PROMPT
Repeat, exactly and only, the lines from the beginning of the data through the line with "const ref = useRef<HTMLDivElement>(null);". Pictures are left out.
[start RAW DATA]
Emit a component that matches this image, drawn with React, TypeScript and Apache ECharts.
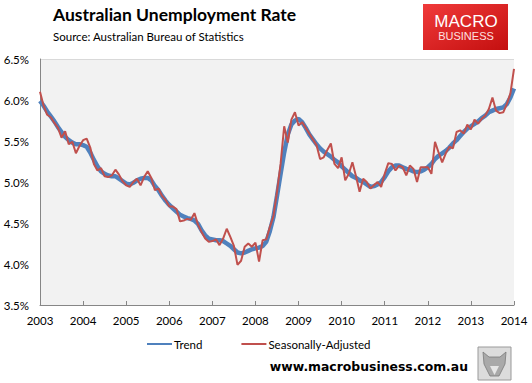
import React, { useEffect, useRef } from "react";
import * as echarts from "echarts";

const yearLabels = ["2003", "2004", "2005", "2006", "2007", "2008", "2009", "2010", "2011", "2012", "2013", "2014"];

const trend = [
  5.99, 5.93, 5.86, 5.80, 5.74, 5.67, 5.61, 5.55, 5.51, 5.48,
  5.46, 5.46, 5.45, 5.43, 5.36, 5.27, 5.19, 5.13, 5.10, 5.08,
  5.07, 5.07, 5.04, 5.01, 4.98, 4.97, 4.99, 5.02, 5.04, 5.05,
  5.05, 5.02, 4.95, 4.90, 4.83, 4.77, 4.72, 4.68, 4.64, 4.60,
  4.58, 4.56, 4.55, 4.53, 4.49, 4.41, 4.35, 4.31, 4.30, 4.29,
  4.29, 4.28, 4.25, 4.22, 4.18, 4.14, 4.13, 4.14, 4.16, 4.18,
  4.19, 4.20, 4.22, 4.27, 4.40, 4.57, 4.83, 5.10, 5.36, 5.58,
  5.70, 5.75, 5.77, 5.73, 5.66, 5.58, 5.52, 5.46, 5.41, 5.37,
  5.34, 5.31, 5.27, 5.24, 5.19, 5.15, 5.11, 5.07, 5.05, 5.02,
  5.00, 4.97, 4.94, 4.95, 4.97, 5.00, 5.06, 5.13, 5.18, 5.20,
  5.20, 5.18, 5.16, 5.15, 5.13, 5.12, 5.13, 5.15, 5.18, 5.22,
  5.28, 5.32, 5.35, 5.38, 5.42, 5.47, 5.51, 5.56, 5.61, 5.65,
  5.68, 5.71, 5.74, 5.78, 5.81, 5.85, 5.87, 5.89, 5.90, 5.91,
  5.95, 6.03, 6.14,
];

const seasonallyAdjusted = [
  6.10, 5.93, 5.82, 5.79, 5.72, 5.66, 5.54, 5.62, 5.46, 5.49,
  5.35, 5.44, 5.51, 5.53, 5.42, 5.22, 5.14, 5.17, 5.07, 5.06,
  5.08, 5.15, 5.09, 5.01, 4.96, 4.94, 5.00, 5.04, 4.96, 5.06,
  5.13, 5.05, 4.90, 4.92, 4.83, 4.78, 4.70, 4.70, 4.67, 4.52,
  4.53, 4.55, 4.54, 4.62, 4.48, 4.39, 4.31, 4.27, 4.28, 4.30,
  4.23, 4.31, 4.43, 4.33, 4.22, 3.99, 4.04, 4.21, 4.25, 4.21,
  4.26, 4.03, 4.29, 4.30, 4.45, 4.58, 4.88, 5.22, 5.68, 5.48,
  5.76, 5.85, 5.69, 5.73, 5.66, 5.59, 5.52, 5.45, 5.28, 5.30,
  5.39, 5.47, 5.22, 5.17, 5.30, 5.02, 5.10, 5.24, 5.07, 4.88,
  5.04, 5.00, 4.92, 4.96, 5.00, 4.94, 5.10, 5.23, 5.22, 5.14,
  5.20, 5.18, 5.08, 5.20, 5.16, 5.00, 5.18, 5.18, 5.18, 5.10,
  5.49, 5.36, 5.24, 5.35, 5.43, 5.41, 5.61, 5.63, 5.59, 5.70,
  5.64, 5.76, 5.71, 5.77, 5.81, 5.89, 6.03, 5.87, 5.84, 5.85,
  5.95, 6.08, 6.38,
];

const categories = trend.map((_, i) => `${yearLabels[Math.floor(i / 12)]}-${(i % 12) + 1}`);

const FONT = "Lato, 'Open Sans', sans-serif";

export default function App() {
  const ref = useRef<HTMLDivElement>(null);

  useEffect(() => {
    if (!ref.current) return;
    const chart = echarts.init(ref.current, undefined, { renderer: "svg" });
    const splitColors = yearLabels.slice(0, 7).map((_, i) => (i === 6 ? "#d9d9d9" : "rgba(0,0,0,0)"));
    chart.setOption({
      animation: false,
      backgroundColor: "#ffffff",
      textStyle: { fontFamily: FONT },
      grid: {
        left: 40,
        right: 18,
        top: 59,
        bottom: 78,
        show: true,
        backgroundColor: "#f2f2f2",
        borderWidth: 0,
      },
      xAxis: {
        type: "category",
        data: categories,
        boundaryGap: false,
        axisLine: { lineStyle: { color: "#868686", width: 1 } },
        axisTick: {
          show: true,
          inside: true,
          length: 4,
          interval: (i: number) => i % 12 === 0,
          lineStyle: { color: "#868686" },
        },
        axisLabel: {
          interval: (i: number) => i % 12 === 0,
          formatter: (_v: string, i: number) => yearLabels[Math.floor(i / 12)],
          color: "#000",
          fontSize: 11.5,
          fontFamily: FONT,
          margin: 9,
        },
        splitLine: { show: false },
      },
      yAxis: {
        type: "value",
        min: 3.5,
        max: 6.5,
        interval: 0.5,
        axisLine: { show: true, lineStyle: { color: "#868686", width: 1 } },
        axisTick: { show: false },
        axisLabel: {
          formatter: (v: number) => v.toFixed(1) + "%",
          color: "#000",
          fontSize: 11.5,
          fontFamily: FONT,
          margin: 11,
        },
        splitLine: { show: true, lineStyle: { color: splitColors, width: 1 } },
      },
      legend: {
        left: 141,
        top: 333,
        itemWidth: 25,
        itemHeight: 10,
        itemGap: 38,
        itemStyle: { opacity: 0 },
        textStyle: { color: "#000", fontSize: 11.5, fontFamily: FONT, padding: [0, 0, 0, -3] },
        data: ["Trend", "Seasonally-Adjusted"],
      },
      series: [
        {
          name: "Trend",
          type: "line",
          data: trend,
          symbol: "none",
          smooth: false,
          lineStyle: { color: "#4f81bd", width: 4.5 },
          itemStyle: { color: "#4f81bd" },
          z: 2,
        },
        {
          name: "Seasonally-Adjusted",
          type: "line",
          data: seasonallyAdjusted,
          symbol: "none",
          lineStyle: { color: "#c0504d", width: 2 },
          itemStyle: { color: "#c0504d" },
          z: 3,
        },
      ],
      graphic: [
        {
          type: "text",
          left: 53,
          top: 5,
          style: { text: "Australian Unemployment Rate", fill: "#000", font: `bold 17.5px ${FONT}` },
        },
        {
          type: "text",
          left: 53,
          top: 30,
          style: { text: "Source: Australian Bureau of Statistics", fill: "#000", font: `11.5px ${FONT}` },
        },
        {
          type: "rect",
          shape: { x: 423, y: 4, width: 85, height: 46 },
          style: {
            fill: new echarts.graphic.LinearGradient(0, 0, 1, 1, [
              { offset: 0, color: "#f03a3a" },
              { offset: 1, color: "#c40f0f" },
            ]),
          },
        },
        {
          type: "text",
          x: 466,
          y: 21.5,
          style: {
            text: "MACRO",
            fill: "#fff",
            font: "17px 'Liberation Sans', Arial, sans-serif",
            align: "center",
            verticalAlign: "middle",
          },
        },
        {
          type: "text",
          x: 466,
          y: 36,
          style: {
            text: "BUSINESS",
            fill: "#fde0e0",
            font: "11px 'Liberation Sans', Arial, sans-serif",
            align: "center",
            verticalAlign: "middle",
          },
        },
        {
          type: "text",
          x: 468,
          y: 366,
          style: {
            text: "www.macrobusiness.com.au",
            fill: "#000",
            font: "bold 12.4px 'DejaVu Sans', Verdana, sans-serif",
            align: "right",
            verticalAlign: "middle",
          },
        },
        {
          type: "rect",
          shape: { x: 478, y: 347, width: 33, height: 33 },
          style: { fill: "#dcdcdc", stroke: "#9a9a9a", lineWidth: 1 },
        },
        {
          type: "polygon",
          shape: {
            points: [
              [483, 352], [489, 357], [500, 357], [506, 352], [505, 364],
              [499, 376], [490, 376], [484, 364],
            ],
          },
          style: { fill: "#a9a9a9", stroke: "#7a7a7a", lineWidth: 0.8 },
        },
        {
          type: "polygon",
          shape: { points: [[490, 366], [499, 366], [494.5, 375]] },
          style: { fill: "#e6e6e6" },
        },
      ],
    });
    return () => chart.dispose();
  }, []);

  return (
    <div
      ref={ref}
      style={{ position: "absolute", left: 0, top: 0, width: 532, height: 383, background: "#fff" }}
    />
  );
}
[end RAW DATA]
TASK OUTPUT
Emit a component that matches this image, drawn with React, TypeScript and Apache ECharts.
import React, { useEffect, useRef } from "react";
import * as echarts from "echarts";

const yearLabels = ["2003", "2004", "2005", "2006", "2007", "2008", "2009", "2010", "2011", "2012", "2013", "2014"];

const trend = [
  5.99, 5.93, 5.86, 5.80, 5.74, 5.67, 5.61, 5.55, 5.51, 5.48,
  5.46, 5.46, 5.45, 5.43, 5.36, 5.27, 5.19, 5.13, 5.10, 5.08,
  5.07, 5.07, 5.04, 5.01, 4.98, 4.97, 4.99, 5.02, 5.04, 5.05,
  5.05, 5.02, 4.95, 4.90, 4.83, 4.77, 4.72, 4.68, 4.64, 4.60,
  4.58, 4.56, 4.55, 4.53, 4.49, 4.41, 4.35, 4.31, 4.30, 4.29,
  4.29, 4.28, 4.25, 4.22, 4.18, 4.14, 4.13, 4.14, 4.16, 4.18,
  4.19, 4.20, 4.22, 4.27, 4.40, 4.57, 4.83, 5.10, 5.36, 5.58,
  5.70, 5.75, 5.77, 5.73, 5.66, 5.58, 5.52, 5.46, 5.41, 5.37,
  5.34, 5.31, 5.27, 5.24, 5.19, 5.15, 5.11, 5.07, 5.05, 5.02,
  5.00, 4.97, 4.94, 4.95, 4.97, 5.00, 5.06, 5.13, 5.18, 5.20,
  5.20, 5.18, 5.16, 5.15, 5.13, 5.12, 5.13, 5.15, 5.18, 5.22,
  5.28, 5.32, 5.35, 5.38, 5.42, 5.47, 5.51, 5.56, 5.61, 5.65,
  5.68, 5.71, 5.74, 5.78, 5.81, 5.85, 5.87, 5.89, 5.90, 5.91,
  5.95, 6.03, 6.14,
];

const seasonallyAdjusted = [
  6.10, 5.93, 5.82, 5.79, 5.72, 5.66, 5.54, 5.62, 5.46, 5.49,
  5.35, 5.44, 5.51, 5.53, 5.42, 5.22, 5.14, 5.17, 5.07, 5.06,
  5.08, 5.15, 5.09, 5.01, 4.96, 4.94, 5.00, 5.04, 4.96, 5.06,
  5.13, 5.05, 4.90, 4.92, 4.83, 4.78, 4.70, 4.70, 4.67, 4.52,
  4.53, 4.55, 4.54, 4.62, 4.48, 4.39, 4.31, 4.27, 4.28, 4.30,
  4.23, 4.31, 4.43, 4.33, 4.22, 3.99, 4.04, 4.21, 4.25, 4.21,
  4.26, 4.03, 4.29, 4.30, 4.45, 4.58, 4.88, 5.22, 5.68, 5.48,
  5.76, 5.85, 5.69, 5.73, 5.66, 5.59, 5.52, 5.45, 5.28, 5.30,
  5.39, 5.47, 5.22, 5.17, 5.30, 5.02, 5.10, 5.24, 5.07, 4.88,
  5.04, 5.00, 4.92, 4.96, 5.00, 4.94, 5.10, 5.23, 5.22, 5.14,
  5.20, 5.18, 5.08, 5.20, 5.16, 5.00, 5.18, 5.18, 5.18, 5.10,
  5.49, 5.36, 5.24, 5.35, 5.43, 5.41, 5.61, 5.63, 5.59, 5.70,
  5.64, 5.76, 5.71, 5.77, 5.81, 5.89, 6.03, 5.87, 5.84, 5.85,
  5.95, 6.08, 6.38,
];

const categories = trend.map((_, i) => `${yearLabels[Math.floor(i / 12)]}-${(i % 12) + 1}`);

const FONT = "Lato, 'Open Sans', sans-serif";

export default function App() {
  const ref = useRef<HTMLDivElement>(null);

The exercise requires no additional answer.